Automotive OEMs are already leveraging the WING infrastructure as part of their ongoing relationship with mobile network operators who have selected WING for their global IoT platform. These OEMs see the connected car as a path to owning a software and technology platform that unlocks new business models and revenue opportunities. VW, for instance, has plans to invest US$4 billion through 2025 to drive this software platform evolution, and analyst firms such as Morgan Stanley Research have predicted that software and content will grow to represent 60% of the car’s value, up from just 10% today.
Global IoT connectivity
Infotainment is a connected car service that has the potential to drive increased value, but is highly dependent on global IoT connectivity to support wellintegrated and immersive experiences. Autotrader has identified it already as a top consideration for new car buyers, with 89% of buyers in the US saying they are willing to wait for must-have tech features. Buyers want rich, immersive multimedia experiences that go beyond playlists on a Bluetooth-tethered smartphone to integrated, personalised high-definition streaming experiences. Infotainment systems will become commerce and advertising platforms, and this evolution will require significantly improved connectivity.
After-sales servicing of vehicles will also go through a significant transformation fueled by improved connectivity. Issues that required a trip to the dealer will be resolved remotely with digital diagnostic tools and over-the-air data exchanges. Owners will be equipped with smartphone applications that will give them real-time visibility of the car’s health, and analytics will predict potential problems before they happen, forging a valuable bond between the OEM and global customers.
Finally, as we look to the future and the emergence of cellular vehicle-to-everything (C-V2X) connectivity powered by 5G networks, the driving experience will again be transformed with safe, reliable, and efficient transportation that will culminate in fully autonomous cars. Assisted and automated driving enabled by C-V2X will save countless lives – each year up to 1.3 million people die on roads as a result of human error. C-V2X R16 planned for December 2019 will support advanced safety – for example, the coordination of vehicle operations and sensor sharing, which will result in a significant safety leap.
Commercial launch in 2020
Automotive OEMs are eager to move towards a more connected future, with many starting production integration this year in preparation for commercial launch next year. ABI predicts connections will reach 168 million by 2025 and exceed 1 billion by 2033. However, getting there will require ultra-low latency, five nines or better reliability and very high bandwidth – requirements that can only be delivered with local connections provided by a network such as WING.
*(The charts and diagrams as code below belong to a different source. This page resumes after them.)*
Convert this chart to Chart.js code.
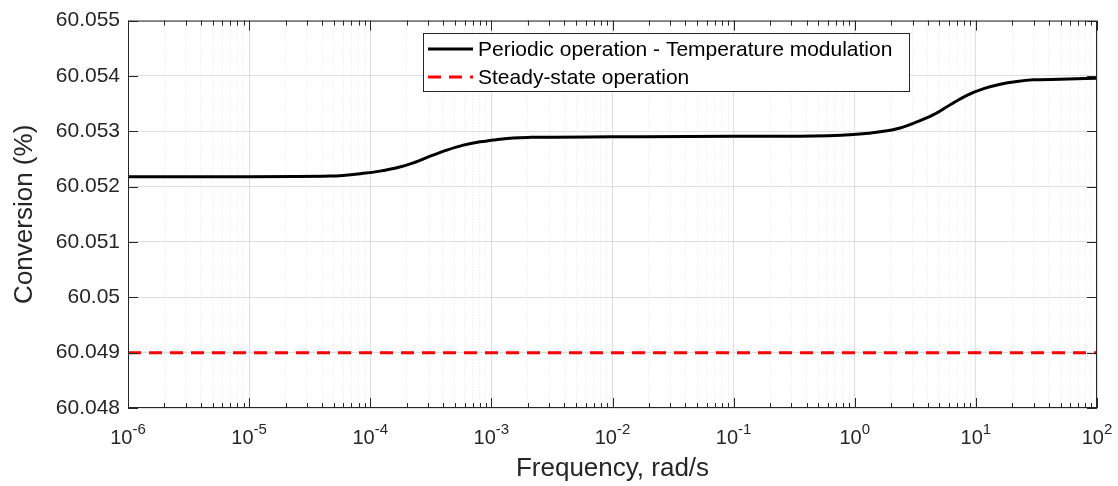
<!DOCTYPE html>
<html>
<head>
<meta charset="utf-8">
<script src="https://cdn.jsdelivr.net/npm/chart.js@4/dist/chart.umd.min.js"></script>
<style>
  html, body { margin: 0; padding: 0; background: #fff; }
  canvas { display: block; }
</style>
</head>
<body>
<canvas id="chart" width="1118" height="486"></canvas>
<script>
// --- data ---
const freqPts = [1e-6, 1e-5, 4.7e-5, 8.8e-5, 1.2e-4, 1.66e-4, 2.27e-4, 3.12e-4, 4.29e-4, 5.87e-4, 8.07e-4,
                 1.11e-3, 1.52e-3, 2.09e-3, 1e-2, 1e-1, 0.354, 0.975, 1.73, 2.37, 3.26, 4.47, 6.14, 8.43,
                 11.6, 15.9, 21.8, 29.9, 49.7, 100]
const convPts = [60.05218, 60.05218, 60.05219, 60.05224, 60.05228, 60.05234, 60.05243, 60.05255, 60.05266, 60.05275, 60.05281,
                 60.05285, 60.05288, 60.05289, 60.05290, 60.05291, 60.05291, 60.05294, 60.05300, 60.05306, 60.05317, 60.05330, 60.05348, 60.05365,
                 60.05377, 60.05385, 60.05390, 60.05393, 60.05394, 60.05396]
const steadyFreq = [1e-6, 1e2]
const steadyConv = [60.049, 60.049]

const seriesLabels = ['Periodic operation - Temperature modulation', 'Steady-state operation']
const xDecades = [-6, -5, -4, -3, -2, -1, 0, 1, 2]
const yMin = 60.048, yMax = 60.055, yStep = 0.001

const AXIS = '#262626'
const FONT = "'Liberation Sans', Arial, Helvetica, sans-serif"

// tick positions for the log axis: 1..9 x 10^n
const xTickVals = []
xDecades.forEach((d, i) => {
    if (i === xDecades.length - 1) { xTickVals.push(Math.pow(10, d)); return }
    for (let m = 1; m <= 9; m++) xTickVals.push(m * Math.pow(10, d))
})
const isDecade = v => Math.abs(Math.log10(v) - Math.round(Math.log10(v))) < 1e-9

// --- frame, inside ticks, superscript labels, legend ---
const framePlugin = {
    id: 'frame',
    afterDraw(chart) {
        const { ctx, chartArea: a, scales } = chart
        const xs = scales.x, ys = scales.y
        ctx.save()
        ctx.strokeStyle = AXIS
        ctx.lineWidth = 1
        ctx.strokeRect(a.left + 0.5, a.top + 0.5, a.right - a.left - 1, a.bottom - a.top - 1)

        // x ticks (inside, top and bottom)
        ctx.beginPath()
        xs.ticks.forEach(t => {
            const px = Math.round(xs.getPixelForValue(t.value)) + 0.5
            const len = t.major ? 10 : 5
            ctx.moveTo(px, a.bottom); ctx.lineTo(px, a.bottom - len)
            ctx.moveTo(px, a.top); ctx.lineTo(px, a.top + len)
        })
        // y ticks (inside, left and right)
        ys.ticks.forEach(t => {
            const py = Math.round(ys.getPixelForValue(t.value)) + 0.5
            ctx.moveTo(a.left, py); ctx.lineTo(a.left + 10, py)
            ctx.moveTo(a.right, py); ctx.lineTo(a.right - 10, py)
        })
        ctx.stroke()

        // x labels: 10^n
        ctx.fillStyle = AXIS
        ctx.textBaseline = 'alphabetic'
        xs.ticks.filter(t => t.major).forEach(t => {
            const px = xs.getPixelForValue(t.value)
            const exp = String(Math.round(Math.log10(t.value)))
            ctx.font = `20px ${FONT}`
            const wBase = ctx.measureText('10').width
            ctx.font = `15px ${FONT}`
            const wExp = ctx.measureText(exp).width
            const x0 = px - (wBase + wExp) / 2
            ctx.font = `20px ${FONT}`
            ctx.fillText('10', x0, a.bottom + 36)
            ctx.font = `15px ${FONT}`
            ctx.fillText(exp, x0 + wBase, a.bottom + 26)
        })

        // legend box
        const lx = 423, ly = 33, lw = 486, lh = 58
        ctx.fillStyle = '#fff'
        ctx.fillRect(lx, ly, lw, lh)
        ctx.strokeStyle = AXIS
        ctx.lineWidth = 1
        ctx.strokeRect(lx + 0.5, ly + 0.5, lw, lh)
        chart.data.datasets.forEach((ds, i) => {
            const y = ly + 16 + i * 28
            ctx.beginPath()
            ctx.strokeStyle = ds.borderColor
            ctx.lineWidth = ds.borderWidth
            ctx.setLineDash(ds.borderDash || [])
            ctx.moveTo(lx + 5, y); ctx.lineTo(lx + 50, y)
            ctx.stroke()
            ctx.setLineDash([])
            ctx.fillStyle = '#000'
            ctx.font = `21px ${FONT}`
            ctx.textBaseline = 'middle'
            ctx.fillText(ds.label, lx + 55, y + 1)
        })
        ctx.restore()
    }
}

new Chart(document.getElementById('chart'), {
    type: 'line',
    data: {
        datasets: [
            {
                label: seriesLabels[0],
                data: freqPts.map((f, i) => ({ x: f, y: convPts[i] })),
                borderColor: '#000000',
                borderWidth: 3,
                pointRadius: 0,
                cubicInterpolationMode: 'monotone',
                fill: false,
            },
            {
                label: seriesLabels[1],
                data: steadyFreq.map((f, i) => ({ x: f, y: steadyConv[i] })),
                borderColor: '#ff0000',
                borderWidth: 3,
                borderDash: [13, 8],
                pointRadius: 0,
                fill: false,
            }
        ]
    },
    options: {
        responsive: false,
        animation: false,
        layout: { padding: { left: 0, right: 21, top: 19, bottom: 0 } },
        plugins: { legend: { display: false }, tooltip: { enabled: false } },
        scales: {
            x: {
                type: 'logarithmic',
                min: 1e-6, max: 1e2,
                afterBuildTicks: axis => { axis.ticks = xTickVals.map(v => ({ value: v, major: isDecade(v) })) },
                afterFit: axis => { axis.height = 78 },
                ticks: { display: false },
                grid: {
                    drawTicks: false,
                    color: c => (c.tick && c.tick.major) ? '#dedede' : '#e6e6e6',
                    lineWidth: 1,
                },
                border: { display: false, dash: c => (c.tick && c.tick.major) ? [] : [1, 2] },
                title: { display: true, text: 'Frequency, rad/s', color: AXIS, font: { family: FONT, size: 26 }, padding: { top: 0, bottom: 2 } },
            },
            y: {
                min: yMin, max: yMax,
                afterFit: axis => { axis.width = 128 },
                ticks: {
                    stepSize: yStep,
                    color: AXIS,
                    padding: 8,
                    font: { family: FONT, size: 21 },
                    callback: v => String(Number(v.toFixed(3))),
                },
                grid: { drawTicks: false, color: '#dedede', lineWidth: 1 },
                border: { display: false },
                title: { display: true, text: 'Conversion (%)', color: AXIS, font: { family: FONT, size: 26 }, padding: { top: 9, bottom: 0 } },
            }
        }
    },
    plugins: [framePlugin]
})
</script>
</body>
</html>
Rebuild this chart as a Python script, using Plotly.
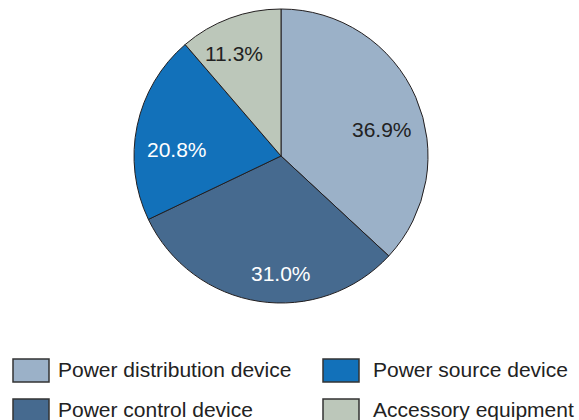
import plotly.graph_objects as go

categories = ["Power distribution device", "Power control device",
              "Power source device", "Accessory equipment"]
shares = [36.9, 31.0, 20.8, 11.3]
colors = ["#9BB1C8", "#466A8F", "#1271BA", "#BCC7BA"]
label_colors = ["#222222", "#FFFFFF", "#FFFFFF", "#222222"]

W, H = 579, 420
cx, cy, r = 281, 156, 147
FONT = "Liberation Sans, Arial, sans-serif"

fig = go.Figure(go.Pie(
    labels=categories,
    values=shares,
    sort=False,
    direction="clockwise",
    rotation=0,
    marker=dict(colors=colors, line=dict(color="#231F20", width=1)),
    textinfo="none",
    showlegend=False,
    domain=dict(x=[(cx - r) / W, (cx + r) / W], y=[(H - cy - r) / H, (H - cy + r) / H]),
    hoverinfo="skip",
))

# Percentage labels placed inside each slice (pixel centres)
label_pos = [(382, 129), (281, 273), (177, 150), (234, 53)]
for v, (px, py), tc in zip(shares, label_pos, label_colors):
    fig.add_annotation(xref="paper", yref="paper", x=px / W, y=(H - py) / H,
                       text=f"{v:.1f}%", showarrow=False, xanchor="center", yanchor="middle",
                       font=dict(family=FONT, size=21, color=tc))

# Legend drawn as two columns of swatches with labels
col_x = [13, 323]
text_x = [56, 371]
row_y = [370.5, 410.5]
box_w, box_h = 36, 23
order = [(0, 0), (0, 1), (1, 0), (1, 1)]  # (column, row) for each category
for name, c, (col, row) in zip(categories, colors, order):
    x0 = col_x[col]
    yc = row_y[row]
    fig.add_shape(type="rect", xref="paper", yref="paper",
                  x0=x0 / W, x1=(x0 + box_w) / W,
                  y0=(H - yc - box_h / 2) / H, y1=(H - yc + box_h / 2) / H,
                  fillcolor=c, line=dict(color="#333333", width=1.5))
    fig.add_annotation(xref="paper", yref="paper", x=text_x[col] / W, y=(H - yc + 1.5) / H,
                       text=name, showarrow=False, xanchor="left", yanchor="middle",
                       font=dict(family=FONT, size=21, color="#222222"))

fig.update_layout(width=W, height=H, margin=dict(l=0, r=0, t=0, b=0),
                  paper_bgcolor="white", plot_bgcolor="white")
fig.write_html("out.html")
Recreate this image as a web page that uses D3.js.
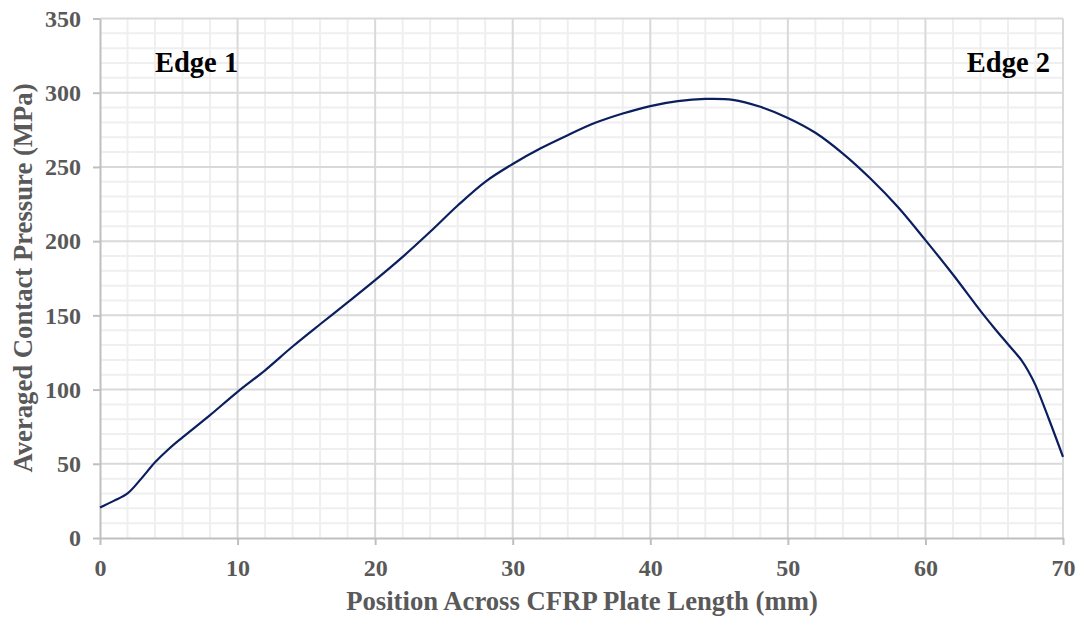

Our automotive future will be well connected, and for automotive OEMs to generate the returns needed to bring this future to light, they will need the capability to address these opportunities on a global scale. The mobile network operators who serve the automotive industry will need solutions to offer a consistent service level and the ability to scale quickly as the automotive market changes. Nokia WING is helping mobile network operators rapidly and efficiently deliver considerable connectivity scale and reach to automotive OEMs around the world.